Die Studentin hätte sich einfach zusammen mit ihren Freundinnen zu Bett begeben sollen und den Jungen in seiner Suche nach einem Geschlechtspartner auch noch bestärken sollen. Die Tatsache, dass sie sich allein, nachdem alle anderen zu Bett gegangen waren, noch mit dem Jungen unterhalten hat zeigt, dass sie offensichtlich das Zusammensein in Abgeschiedenheit mit Jungen suchte. Wie soll ein Mann so etwas sonst verstehen?
genau wegen solcher kommentare und einstellungen war die „nein heißt nein“ regelung überfällig.
@dictum est
Ohje, als nächstes folgt noch, dass Frauen keine kurzen Röcke mehr tragen sollen denn damit „zeigen“ sie ja das sie auf Partnersuche wären! Das ist eine Neandertaler Logik.
Hat aber auch nichts mit einer vermeintlichen Schutzlücke zu tun!
Neanderthal natürlich mit „h“, aber was solls, Steinzeitlich ist’s auf alle Fälle.
Hallo dictum est,
„Wie soll ein Mann so etwas sonst verstehen?“
Damit demonstrieren Sie nicht nur ein sehr beschränktes Frauen-, sondern auch ein ebensolches Männerbild.

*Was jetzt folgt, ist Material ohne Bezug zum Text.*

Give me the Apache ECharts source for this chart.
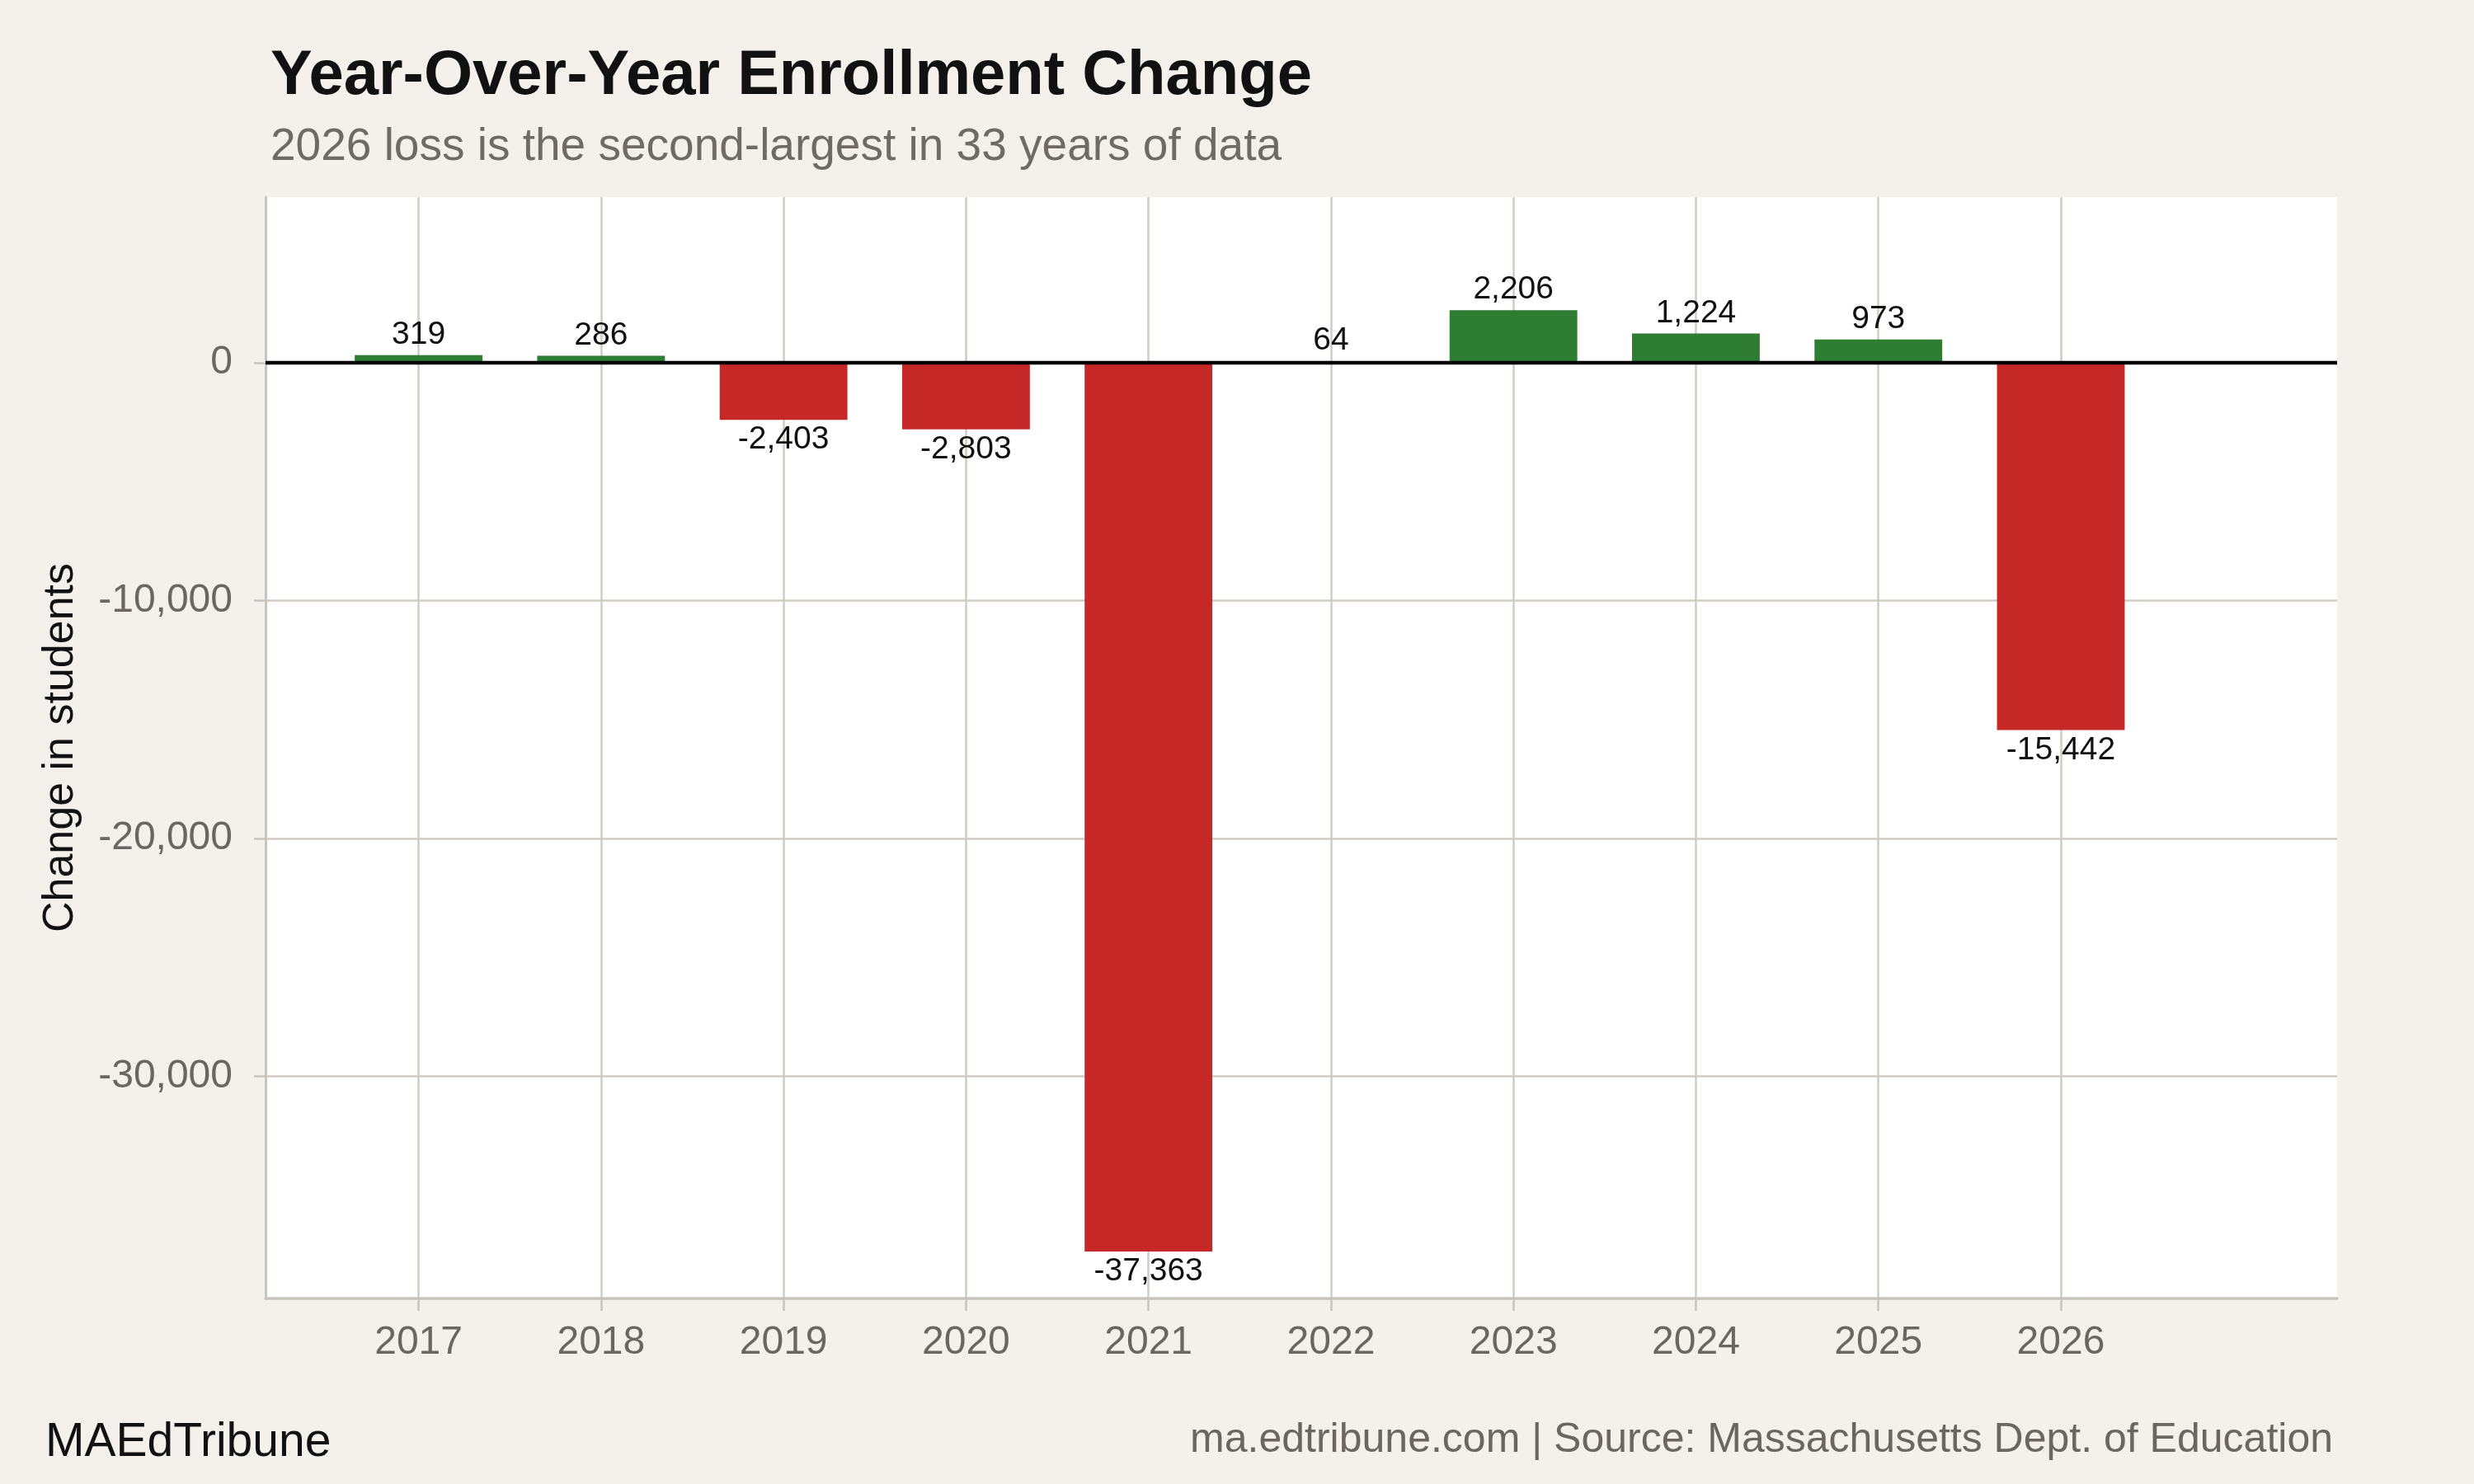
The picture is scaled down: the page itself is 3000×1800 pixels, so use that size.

Es ist regelrecht lustig, dass man so feinsinnige Gesetzesänderung in einer Zeit beschliesst, in denen Frauen auf offener Straße von Gruppen von Männern angefallen werden, WEIL sie ganz genau wissen, dass die Frauen das nicht wollen, dass das NEIN also absolut überflüssig ist.
Ich nenne das eine Ersatzhandlung, oder gar einen Kranz, der einer untergehenden Welt ans Grab gelegt wird, von ihren ahnungslosen Jüngern.
das gibt es ja nicht erst seit kurzem.